Avery let loose one of his rare chuckles. "Who knows? They don't. Something impractical, you can be sure. But they didn't send us out to die. We cost 'em too much."

"More than we're worth." A statement.

"Of course. Billions, actually, and on some fool thing like this. You can't teach 'em. Government generations are too short. The only administration they care about is the last one and how to talk it down. It would take a major catastrophe to beat any sense into their heads."

"I suppose so." Wyckoff still stared at the floor.

"They didn't have any place for us in their set-up, and they aren't smart enough to figure out any. We know too much. The best they could come up with was this scheme to get us out of sight." Wyckoff was certainly a good listener. "They won't even know if we land safely for another two-three years when the ship does or doesn't come back for supplies. You'd think even the most moronic secretariat would know better than to send out a bunch of colonists that can't even multiply."

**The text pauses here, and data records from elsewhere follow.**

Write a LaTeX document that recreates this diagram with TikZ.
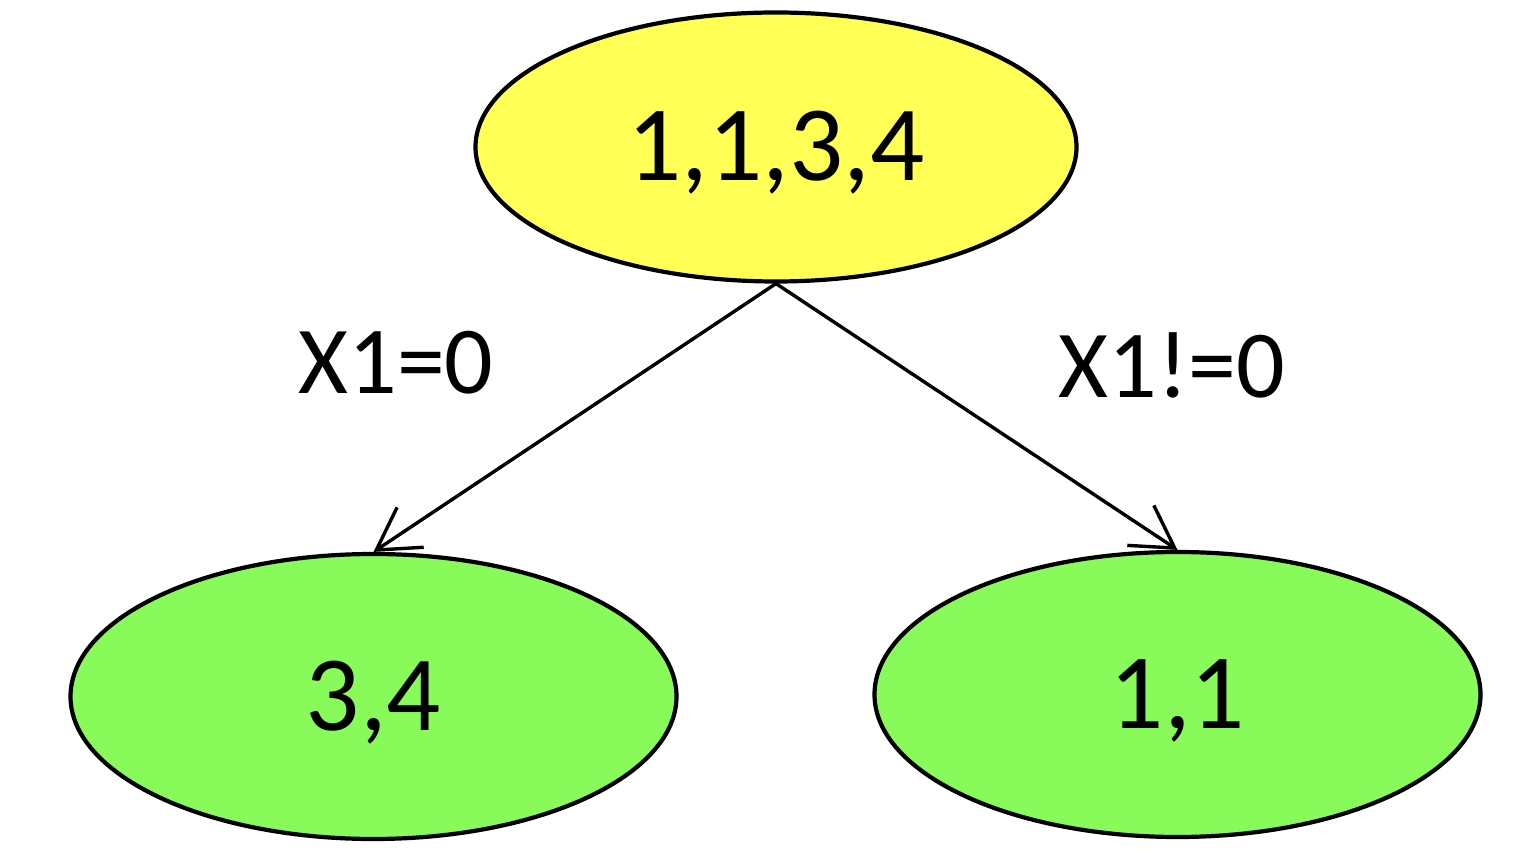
\documentclass[tikz,border=0pt]{standalone}
\usepackage{fontspec}
\setmainfont{Carlito}
\usetikzlibrary{shapes.geometric,arrows.meta}
\definecolor{rootfill}{RGB}{255,255,85}
\definecolor{leaffill}{RGB}{136,250,90}
\tikzset{
  setnode/.style={ellipse, draw=black, line width=4.2pt, inner sep=0pt,
    font=\fontsize{107}{112}\selectfont, text height=67pt, text depth=0pt},
  rootnode/.style={setnode, fill=rootfill, minimum width=601pt, minimum height=269pt},
  leafnode/.style={setnode, fill=leaffill, minimum width=606pt, minimum height=285pt},
  branch/.style={line width=3.4pt, -{Straight Barb[length=41pt, width=48pt, line width=3.4pt]}},
  cond/.style={font=\fontsize{96}{100}\selectfont, inner sep=0pt}
}
\begin{document}
\begin{tikzpicture}[x=1pt, y=1pt]
  \useasboundingbox (0,0) rectangle (1520,860);
  % the split node and its two children
  \node[rootnode] (root) at (776,713) {1,1,3,4};
  \node[leafnode] (left) at (373.5,163.5) {3,4};
  \node[leafnode] (right) at (1177.5,165.5) {1,1};
  % branches with their conditions
  \draw[branch] (root.south) -- (left.north);
  \draw[branch] (root.south) -- (right.north);
  \node[cond] (lcond) at (396,497) {X1=0};
  \node[cond] (rcond) at (1172,495) {X1!=0};
\end{tikzpicture}
\end{document}
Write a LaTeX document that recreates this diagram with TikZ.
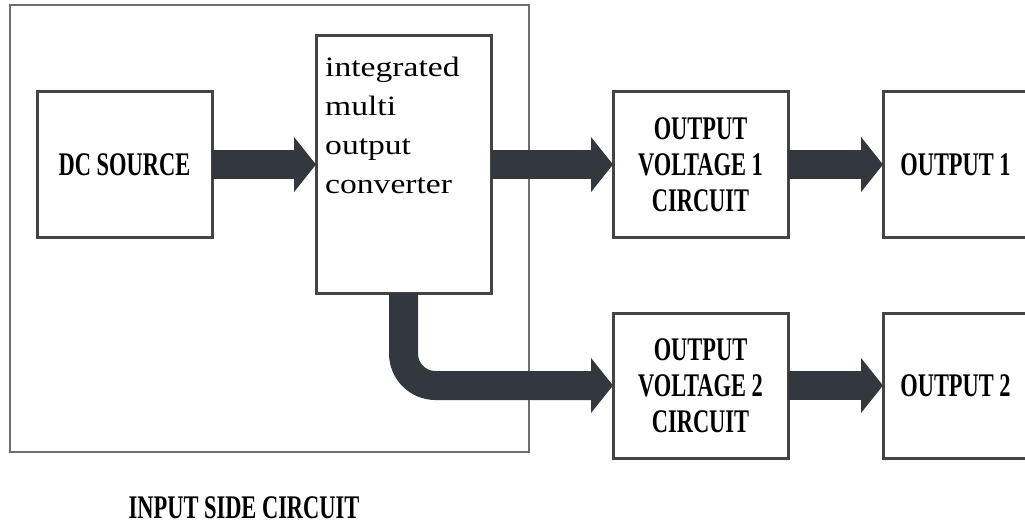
\documentclass[tikz,border=0pt]{standalone}
\usepackage{fontspec}
\setmainfont{Liberation Serif}
\newfontfamily\capsfont[FakeStretch=0.68]{Liberation Serif Bold}
\newfontfamily\convfont[FakeStretch=1.2]{Liberation Serif}
\definecolor{boxgray}{RGB}{68,68,68}
\definecolor{framegray}{RGB}{110,110,110}
\definecolor{arrowdark}{RGB}{50,56,62}
\usetikzlibrary{arrows.meta,positioning}

\begin{document}
\begin{tikzpicture}[x=1pt, y=1pt,
        box/.style={rectangle, draw=boxgray, line width=3pt, fill=white,
                    minimum width=175pt, minimum height=145pt,
                    inner sep=0pt, outer sep=0pt, align=center,
                    font=\capsfont\fontsize{33}{36}\selectfont},
        flow/.style={-{Triangle[length=22pt,width=54pt]}, line width=29pt, arrowdark}
    ]
        \useasboundingbox (0,0) rectangle (1025,-524);

        % input side frame
        \node[draw=framegray, line width=2.5pt, inner sep=0pt,
              minimum width=519pt, minimum height=447pt] (inside) at (269.5,-228.5) {};

        \node[box] (dcs) at (124.5,-164.5) {DC SOURCE};
        \node[box, minimum height=257pt, right=104pt of dcs] (conv) {};
        \node[anchor=north west, inner sep=0pt, align=left,
              font=\convfont\fontsize{28}{39}\selectfont] (convtext)
              at ([xshift=9pt, yshift=-21pt]conv.north west)
              {integrated\\multi\\output\\converter};

        \node[box, right=122pt of conv] (ov1) {OUTPUT\\VOLTAGE 1\\CIRCUIT};
        \node[box, below=76pt of ov1]   (ov2) {OUTPUT\\VOLTAGE 2\\CIRCUIT};
        \node[box, minimum width=145pt, right=95pt of ov1] (out1) {OUTPUT 1};
        \node[box, minimum width=145pt, right=95pt of ov2] (out2) {OUTPUT 2};

        \node[inner sep=0pt, font=\capsfont\fontsize{33}{36}\selectfont] (title)
              at (244,-508) {INPUT SIDE CIRCUIT};

        \draw[flow] (dcs.east) -- (conv.west);
        \draw[flow] (conv.east |- ov1.west) -- (ov1.west);
        \draw[flow, rounded corners=32pt] (conv.south) |- (ov2.west);
        \draw[flow] (ov1.east) -- (out1.west);
        \draw[flow] (ov2.east) -- (out2.west);
    \end{tikzpicture}
\end{document}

"But they sent us. They must have thought there was something we could do."

"We'll never know who sent us—or why. It's all mixed up with politics somewhere. Ours but to do as they say."

"Do or die."

"What? Oh ... the quotation. Well, I stand corrected—don't know as it makes any great difference. We all will someday, in spite of the great Farrar and his coddling hospital."

Samuel looked even more fragile and a little wistful as he glanced up at Avery at last. "We thought this would be more interesting than the hospital, anyway."